Perché la guerra all'Iraq? Perché aveva armi di distruzione? Per controllare il mercato petrolifero? No. Il regime di Saddam Hussein, tra l'altro posto al potere dagli stessi statunitensi, non viene rovesciato neppure durante la prima guerra del golfo. Poteva essere facilmente sconfitto da Bush padre, ma viene lasciato al potere. Quando il regime iraqueno annuncia il passaggio all'Euro, la potenza statunitense non può far altro che intervenire militarmente. Il problema è che l'Iraq, stava spingendo all'interno dell'OPEC, di cui è paese membro, per abbandonare l'utilizzo del dollaro quale moneta di scambio per il mercato petrolifero. L'OPEC copre circa il 40% della produzione mondiale di petrolio ed i paesi membri possiedono l'80% delle riserve totali, quindi se questa organizzazione dovesse annunciare l'abbandono del dollaro, quale moneta di scambio, per gli USA si aprirebbe la strada ad una crisi irreversibile. Per gli USA, quindi, è di vitale importanza impedire che ciò si produca e soprattutto si produca nell'ambito dell'OPEC, che controlla il prodotto principale del mercato, appunto il petrolio.

Gli USA hanno solo due strade: una riforma strutturale profonda dell'economia o la via militare per impedire che i paesi dell'OPEC adottino l'abbandono del dollaro. Hanno scelto la seconda via. Dopo l'invasione dell'IRAQ, tocca all'IRAN e successivamente al Venezuela, altro importante membro dell'OPEC. Il Venezuela non solo è paese produttore di petrolio, ma è un paese latinoamerciano, che sta adottando politiche che tendono a coinvolgere gli altri paesi latinoamericani in una possibile unificazione, per il momento ancora molto difficile, date le profonde differenze esistenti tra i vari stati. Però, a più lungo termine una patria grande latinoamericana dal Messico, alla terra del fuoco sarà possibile.

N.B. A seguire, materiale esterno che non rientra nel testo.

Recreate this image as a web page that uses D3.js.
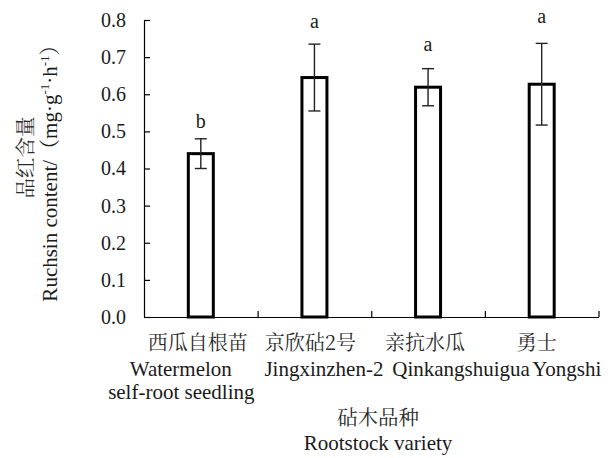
<!DOCTYPE html>
<html>
<head>
<meta charset="utf-8">
<script src="https://cdn.jsdelivr.net/npm/d3@7"></script>
<style>
  html, body { margin: 0; padding: 0; background: #fff; }
  svg { display: block; }
</style>
</head>
<body>
<div id="chart"></div>
<script>
// ---- data ----
const categoriesZh = ["西瓜自根苗", "京欣砧2号", "亲抗水瓜", "勇士"];
const categoriesEn = [["Watermelon", "self-root seedling"], ["Jingxinzhen-2"], ["Qinkangshuigua"], ["Yongshi"]];
const means = [0.44, 0.645, 0.619, 0.627];
const errors = [0.04, 0.09, 0.05, 0.11];
const letters = ["b", "a", "a", "a"];
const letterValues = [0.508, 0.778, 0.717, 0.793];
const yTicks = [0.0, 0.1, 0.2, 0.3, 0.4, 0.5, 0.6, 0.7, 0.8];

// ---- layout ----
const W = 610, H = 458;
const mLeft = 144, mRight = 598.5, mTop = 20, mBottom = 317;
const SERIF = "'Liberation Serif', 'Times New Roman', serif";
const CJK = "'Noto Serif CJK SC', 'Noto Sans CJK SC', sans-serif";
const textColor = "#1a1a1a";
const cjkColor = "#2a2a2a";
// horizontal nudges of label lines relative to the category center (layout only)
const zhOffsets = [-3, -4, -3, -5];
const enOffsets = [[-20, -19.5], [9.5], [33], [25]];

const svg = d3.select("#chart").append("svg")
  .attr("width", W).attr("height", H)
  .style("background", "#fff");

const idx = d3.range(categoriesZh.length);
const x = d3.scaleBand().domain(idx).range([mLeft, mRight]).padding(0);
const xb = d3.scaleLinear().domain([0, categoriesZh.length]).range([mLeft, mRight]);
const y = d3.scaleLinear().domain([0, 0.8]).range([mBottom, mTop]);

const barW = x.bandwidth() * 0.22;

// bars
svg.append("g").selectAll("rect").data(idx).join("rect")
  .attr("x", i => x(i) + x.bandwidth() / 2 - barW / 2)
  .attr("y", i => y(means[i]))
  .attr("width", barW)
  .attr("height", i => y(0) - y(means[i]))
  .attr("fill", "#fff")
  .attr("stroke", "#000")
  .attr("stroke-width", 3);

// error bars
const eg = svg.append("g").attr("stroke", "#222").attr("stroke-width", 1.4);
idx.forEach(i => {
  const cx = x(i) + x.bandwidth() / 2;
  const capW = 6;
  eg.append("line").attr("x1", cx).attr("x2", cx)
    .attr("y1", y(means[i] + errors[i])).attr("y2", y(means[i] - errors[i]));
  eg.append("line").attr("x1", cx - capW).attr("x2", cx + capW)
    .attr("y1", y(means[i] + errors[i])).attr("y2", y(means[i] + errors[i]));
  eg.append("line").attr("x1", cx - capW).attr("x2", cx + capW)
    .attr("y1", y(means[i] - errors[i])).attr("y2", y(means[i] - errors[i]));
});

// significance letters
svg.append("g").selectAll("text").data(idx).join("text")
  .attr("x", i => x(i) + x.bandwidth() / 2)
  .attr("y", i => y(letterValues[i]))
  .attr("text-anchor", "middle")
  .attr("font-family", SERIF)
  .attr("font-size", 20)
  .attr("fill", textColor)
  .text(i => letters[i]);

// y axis
const yAxis = svg.append("g").attr("transform", `translate(${mLeft},0)`)
  .call(d3.axisLeft(y).tickValues(yTicks).tickFormat(d3.format(".1f"))
    .tickSizeInner(-6).tickSizeOuter(0).tickPadding(18));
yAxis.select(".domain").attr("stroke", "#000").attr("stroke-width", 1.2);
yAxis.selectAll(".tick line").attr("stroke", "#000").attr("stroke-width", 1.2);
yAxis.selectAll(".tick text").attr("font-family", SERIF).attr("font-size", 20).attr("fill", textColor);

// x axis
const xAxis = svg.append("g").attr("transform", `translate(0,${mBottom})`)
  .call(d3.axisBottom(xb).tickValues(d3.range(1, categoriesZh.length + 1))
    .tickFormat("").tickSizeInner(-6).tickSizeOuter(0));
xAxis.select(".domain").attr("stroke", "#000").attr("stroke-width", 1.2);
xAxis.selectAll(".tick line").attr("stroke", "#000").attr("stroke-width", 1.2);

// category labels
const cl = svg.append("g").attr("fill", textColor);
idx.forEach(i => {
  const cx = x(i) + x.bandwidth() / 2;
  cl.append("text").attr("x", cx + zhOffsets[i]).attr("y", 350)
    .attr("text-anchor", "middle").attr("font-family", CJK).attr("font-size", 20)
    .attr("fill", cjkColor)
    .text(categoriesZh[i]);
  categoriesEn[i].forEach((line, j) => {
    cl.append("text").attr("x", cx + enOffsets[i][j]).attr("y", 376 + j * 23)
      .attr("text-anchor", "middle").attr("font-family", SERIF).attr("font-size", 21)
      .text(line);
  });
});

// x axis title
svg.append("text").attr("x", 378).attr("y", 425)
  .attr("text-anchor", "middle").attr("font-family", CJK).attr("font-size", 20.5)
  .attr("fill", cjkColor).text("砧木品种");
svg.append("text").attr("x", 378).attr("y", 450)
  .attr("text-anchor", "middle").attr("font-family", SERIF).attr("font-size", 21)
  .attr("fill", textColor).text("Rootstock variety");

// y axis title
svg.append("text")
  .attr("transform", "translate(33,157.5) rotate(-90)")
  .attr("text-anchor", "middle").attr("font-family", CJK).attr("font-size", 20.5)
  .attr("fill", cjkColor).text("品红含量");

const yt = svg.append("text")
  .attr("transform", "translate(57,168) rotate(-90)")
  .attr("text-anchor", "middle").attr("font-family", SERIF).attr("font-size", 21)
  .attr("fill", textColor);
yt.append("tspan").text("Ruchsin content/");
yt.append("tspan").attr("font-family", CJK).text("（");
yt.append("tspan").text("mg·g");
yt.append("tspan").attr("font-size", 13).attr("dy", -8).text("-1");
yt.append("tspan").attr("dy", 8).text("·h");
yt.append("tspan").attr("font-size", 13).attr("dy", -8).text("-1");
yt.append("tspan").attr("dy", 8).attr("font-family", CJK).text("）");
</script>
</body>
</html>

Ciò per gli USA è doppiamente pericoloso, perchè non solo accellera l'abbandono del dollaro come mometa negli scambi della principale merce, il petrolio, ma l'America Latina è il principale mercato di sbocco dell'economia statunitense; quindi, se tale regione si indipendizzasse da Washington, gli USA perderebbero il proprio principale mercato.

È quindi chiaro che non ci potrà essere nessun accordo: la passata invasione dell'Iraq e le probabili aggressioni a Iran e Venezuela saranno inevitabili per l'imperialismo statunitense.